Up to 90 percent of those registered to vote cast a ballot in the commune elections, according to an updated early estimates and election observers.

​Despite threats of war made by the prime minister ahead of Sunday’s vote, Cambodians turned out in their droves to elect new local representatives.

More than 80 percent of those registered to vote cast a ballot in the commune elections, according to early estimates and election observers.

Moeun Tola, executive director of the Center for Alliance of Labor and Human Rights (Central), congratulated voters for exercising their rights.

“In general, civil society groups ... would congratulate as more than 80 percent of voters registered turned out to vote,” he said.

Voters look for names and line up to vote at a polling station at Wat Niroth temple in Niroth commune of Phnom Penh's Chbar Ampov district. (Hul Reaksmey/VOA Khmer)
Voters look for names and line up to vote at a polling station at Wat Niroth temple in Niroth commune of Phnom Penh's Chbar Ampov district. (Hul Reaksmey/VOA Khmer)

Sam Kuntheamy, executive director of local election watchdog Nicfec, said preliminary estimates suggested that apart from a few reports of minor irregularities, the vote had been largely free and fair.

“Although there were some people trying to win voters’ hearts with cash or goods, voters still understood about their ballot papers clearly and they were satisfied by the election process,” he said.

“Voters turned out in large numbers.”

The reports will be well received by the ruling Cambodian People’s Party of Prime Minister Hun Sen, which has come under fire in past elections for allegedly rigging elections. The real test, however, will come next year when the country is set to hold the next general election.
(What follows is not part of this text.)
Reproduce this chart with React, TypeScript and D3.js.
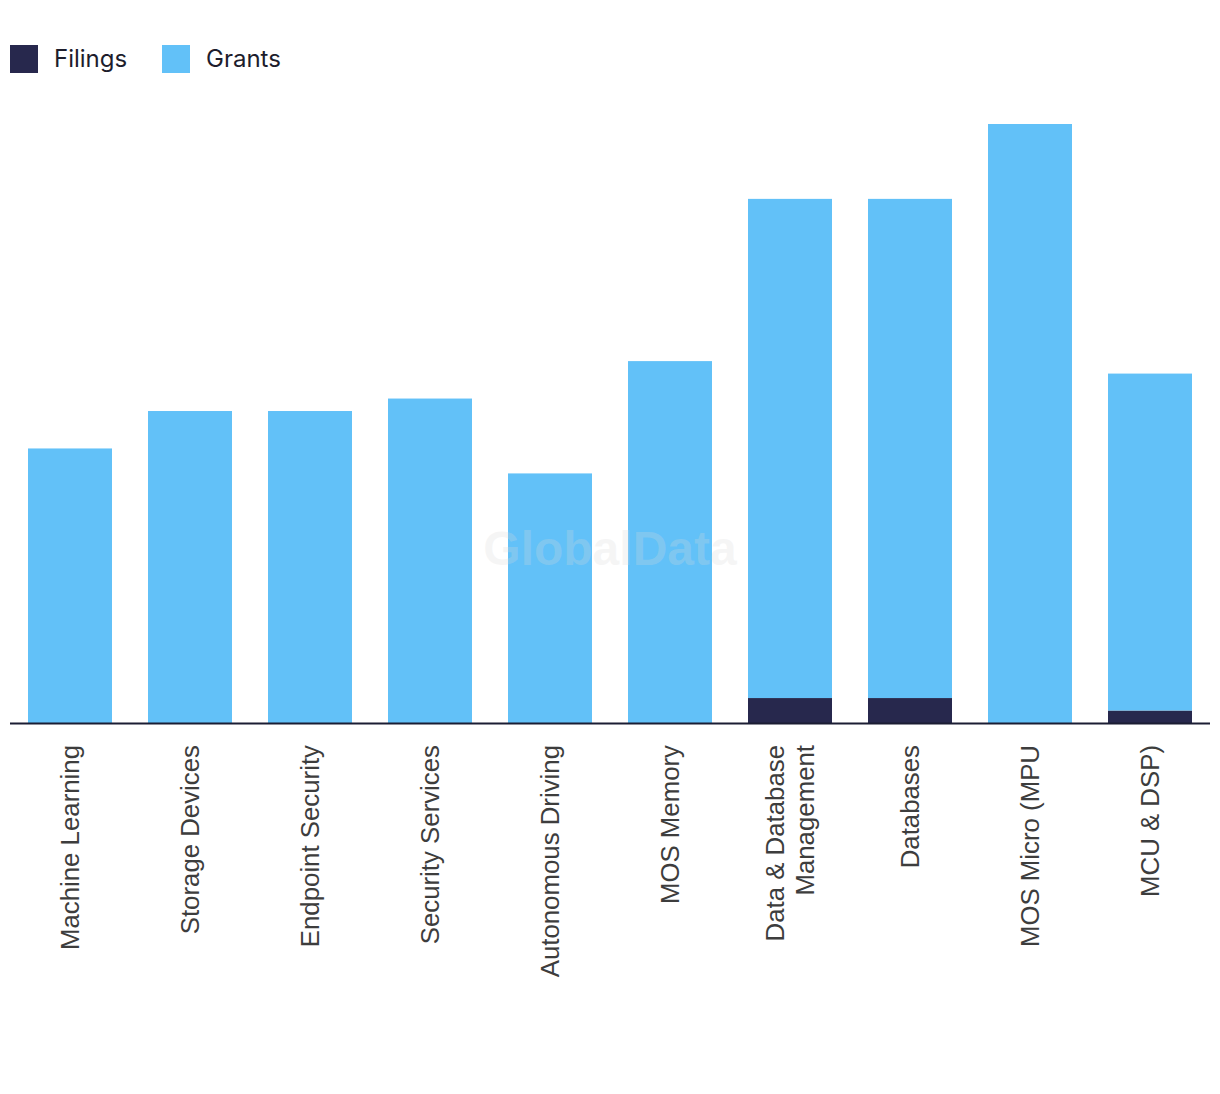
import React from "react";
import * as d3 from "d3";

const categories: string[][] = [
  ["Machine Learning"],
  ["Storage Devices"],
  ["Endpoint Security"],
  ["Security Services"],
  ["Autonomous Driving"],
  ["MOS Memory"],
  ["Data & Database", "Management"],
  ["Databases"],
  ["MOS Micro (MPU"],
  ["MCU & DSP)"],
];
const filings: number[] = [0, 0, 0, 0, 0, 0, 2, 2, 0, 1];
const grants: number[] = [22, 25, 25, 26, 20, 29, 40, 40, 48, 27];
const seriesNames = ["Filings", "Grants"];
const seriesColors = ["#27284d", "#62c1f8"];

const W = 1220;
const H = 1094;

export default function App() {
  const idx = categories.map((_, i) => String(i));
  const x = d3.scaleBand<string>().domain(idx).range([10, 1210]).paddingInner(0.3).paddingOuter(0.15);
  const y = d3.scaleLinear().domain([0, 48]).range([723, 124]);
  const rows = categories.map((c, i) => ({ key: String(i), Filings: filings[i], Grants: grants[i] }));
  const stack = d3.stack<any>().keys(seriesNames)(rows);

  return (
    <svg width={W} height={H} style={{ position: "absolute", left: 0, top: 0, background: "#fff" }}>
      {stack.map((s, si) => (
        <g key={s.key} fill={seriesColors[si]}>
          {s.map((d, i) => (
            d[1] - d[0] > 0 ? (
              <rect key={i} x={x(String(i))} y={y(d[1])} width={x.bandwidth()} height={y(d[0]) - y(d[1])} />
            ) : null
          ))}
        </g>
      ))}
      <text x={610} y={548} textAnchor="middle" dominantBaseline="central" fontFamily="Liberation Sans, Arial, sans-serif" fontWeight="bold" fontSize={48} fill="#d9d9d9" fillOpacity={0.25}>GlobalData</text>
      <line x1={10} x2={1210} y1={723.5} y2={723.5} stroke="#1b1d33" strokeWidth={2} />
      {categories.map((lines, i) => {
        const cx = (x(String(i)) as number) + x.bandwidth() / 2;
        return (
          <text key={i} transform={`translate(${cx},745) rotate(-90)`} textAnchor="end" fontFamily="Liberation Sans, Arial, sans-serif" fontSize={25.8} fill="#3d3d3d">
            {lines.map((l, j) => (
              <tspan key={j} x={0} y={(j - (lines.length - 1) / 2) * 30} dy="0.36em">{l}</tspan>
            ))}
          </text>
        );
      })}
      {seriesNames.map((n, i) => {
        const lx = i === 0 ? 10 : 162;
        return (
          <g key={n}>
            <rect x={lx} y={45} width={28} height={28} fill={seriesColors[i]} />
            <text x={lx + 44} y={58} dominantBaseline="central" fontFamily="Inter, sans-serif" fontSize={24} fill="#1d1d2c">{n}</text>
          </g>
        );
      })}
    </svg>
  );
}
Koul Panha, executive director of Comfrel, a monitoring group, said 12 election observers had been banned by the authorities from attending polling stations.

Observers also noted that they were unable to sit in on vote counting as it was prohibited under the National Election Committee’s rules.

In the last commune elections in 2012, the CPP won almost all of the 1,646 seats nationwide, while the opposition parties won only 40 seats. This time around early estimates suggest a sea change in politics at the local level, with the country’s main opposition party, the Cambodia National Rescue Party, winning close to half of the votes and about 500 seats.

Tensions between the two major parties continued to simmer in the run up to the vote.

The government criticized the opposition after one of its advisers told a campaign rally that Sar Kheng, the interior minister, could be given the post of deputy prime minister under a Cambodia National Rescue Party government if it wins the general election next year.

The Interior Ministry on June 2 wrote a letter of complaint against Kong Kom, a senior adviser to the CNRP, who it said had told supporters in Kratie province that there would be room for Kheng in a CNRP government.

The ministry said the comments were a “serious insult to the honor of [Kheng]”.